Is the Q1 dip a bridging problem or a market problem?

Barber said the Q1 softening was not a cause for structural concern but a reflection of broader economic conditions affecting property finance transactions in aggregate. The key, he explained, lies in how bridging lenders assess viability before they lend.

"Bridging lenders underwrite backwards from exit," he said. "So they've got to be able to see there's a tangible exit before they'll lend in the first place. And if the long-term market has tightened, obviously it's harder to evidence where the exit is coming from."

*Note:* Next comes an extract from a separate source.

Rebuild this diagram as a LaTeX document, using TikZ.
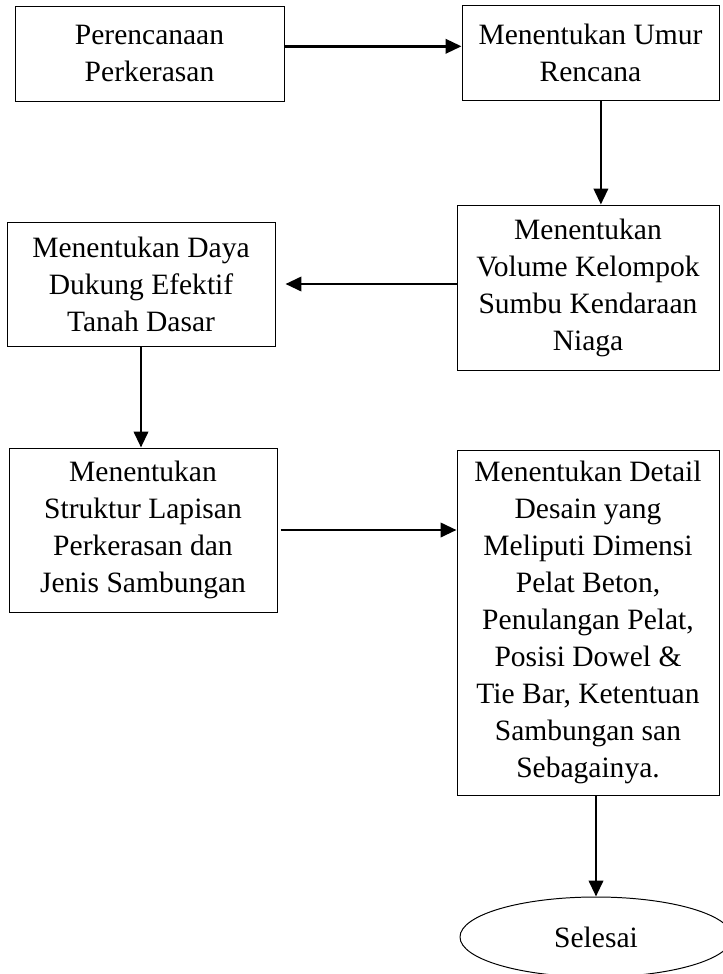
\documentclass[tikz,border=0pt]{standalone}
\usepackage{fontspec}
\setmainfont{Liberation Serif}
\usetikzlibrary{arrows.meta,shapes.geometric}
\begin{document}
\begin{tikzpicture}[x=1cm,y=1cm,
  box/.style={draw,line width=0.7pt,align=center,inner sep=0pt,
    font=\fontsize{21}{26.3}\selectfont},
  arr/.style={line width=1.9pt,-{Triangle[length=0.4cm,width=0.36cm]}}]
\useasboundingbox (0,0) rectangle (18.075,-24.35);
\node[box,minimum width=6.725cm,minimum height=2.375cm] (plan) at (3.7375,-1.3375) {Perencanaan\\Perkerasan};
\node[box,minimum width=6.425cm,minimum height=2.375cm] (umur) at (14.7625,-1.3125) {Menentukan Umur\\Rencana};
\node[box,minimum width=6.55cm,minimum height=4.125cm] (volume) at (14.7,-7.1875) {Menentukan\\Volume Kelompok\\Sumbu Kendaraan\\Niaga};
\node[box,minimum width=6.7cm,minimum height=3.1cm] (daya) at (3.525,-7.1) {Menentukan Daya\\Dukung Efektif\\Tanah Dasar};
\node[box,minimum width=6.7cm,minimum height=4.1cm] (struktur) at (3.575,-13.25) {Menentukan\\Struktur Lapisan\\Perkerasan dan\\Jenis Sambungan};
\node[box,minimum width=6.55cm,minimum height=8.625cm] (detail) at (14.7,-15.5625) {Menentukan Detail\\Desain yang\\Meliputi Dimensi\\Pelat Beton,\\Penulangan Pelat,\\Posisi Dowel \&\\Tie Bar, Ketentuan\\Sambungan san\\Sebagainya.};
\node[box,ellipse,minimum width=6.8cm,minimum height=2cm] (selesai) at (14.9,-23.425) {Selesai};
% arrows
\draw[arr] ([yshift=0.18cm]plan.east) -- ([yshift=0.18cm]plan.east -| umur.west);
\draw[arr] ([xshift=0.26cm]umur.south) -- ([xshift=0.26cm]umur.south |- volume.north);
\draw[arr,shorten >=0.25cm] (volume.west |- daya.east) -- (daya.east);
\draw[arr] (daya.south) -- (daya.south |- struktur.north);
\draw[arr,shorten <=0.08cm] (struktur.east) -- (struktur.east -| detail.west);
\draw[arr] (detail.south -| selesai.north) -- (selesai.north);
\end{tikzpicture}
\end{document}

He also pointed out the BDLA figures do not capture the full scale of private bridging activity. A significant volume of short-term property lending takes place between individuals and through solicitors, entirely outside the formal data sets. "Nobody's ever measured it, but you could comfortably say it's the size of all the bridging lenders who report to the BDLA combined again," Barber said. "And of course, their stats don't reflect that because there's no governance in the market at all."

Geographically, Barber noted Bridging Finance Solutions’ own pipeline told a more nuanced story than the headline figures suggest. "We saw a lot less transactions in the south east, but a lot more transactions in the north," he said, adding that one quarter is too short a period to draw firm conclusions about regional trends.

What does market maturity mean for brokers?

Barber's central argument is the bridging market is following the same trajectory as the mortgage market did in the early 1990s, fragmenting into specialist niches defined by deal size, geography, property type, and borrower credit profile. For brokers, that specialisation creates both an opportunity and an obligation.

"Where the brokers will score is when they get a case and put a round peg in a round hole," he said. "So they know exactly that lender will do this deal because it's this size, this kind of property, it's here."

He is equally direct about the gap in broker knowledge that still persists. Many advisers continue to view bridging as a narrow tool – useful for chain-breaking or auction purchases – when the product's genuine range of applications is considerably wider.

"Bridging doesn't just cover buying property at auction and refurbing and all those classic uses," Barber said. "It covers things like probate funding, it covers things like paying tax bills, it covers things like raising cash on a property whilst a long-term funder puts a mortgage through or the property sells. There's all sorts of use cases that not a lot of brokers are aware of."

For Barber, the response is straightforward. "To me, it's all about education and ensuring that brokers are fully conversant to the circumstances at which they can use it to help their clients."

Will consolidation reshape the bridging lender landscape?

Looking ahead to the rest of 2026, Barber is cautiously optimistic but flags concern about competitive dynamics at the risk end of the market. Specialist brokers have reported strong pipelines despite the Q1 figures, pointing to bridging's role as an alternative when mainstream lending cannot deliver the required speed or flexibility.

"I think there's a lot of froth in the market," Barber said. "There's more money than deals in certain places in the country – London certainly. And there are new lenders who are coming to market who are having to differentiate themselves by going up the risk curve, and I think that's quite dangerous."

He expects consolidation to follow. "There will be some consolidation in the market because there's just too many lenders at the moment and the market will automatically correct itself."

As a privately funded, principal lender, Bridging Finance Solutions is insulated from some of the volume pressures that affect wholesale-funded competitors. "We are more selective because we tend to be more quality driven than volume driven," Barber said. "I'm not saying either business model is right or wrong, they're just different."

Having navigated four market cycles since founding the business, Barber retains long-term conviction. "Whether you're in a rising market or a falling market, there is always the opportunity for fast entrepreneurial property funding," he said. "It's just used for different things in a rising and falling market."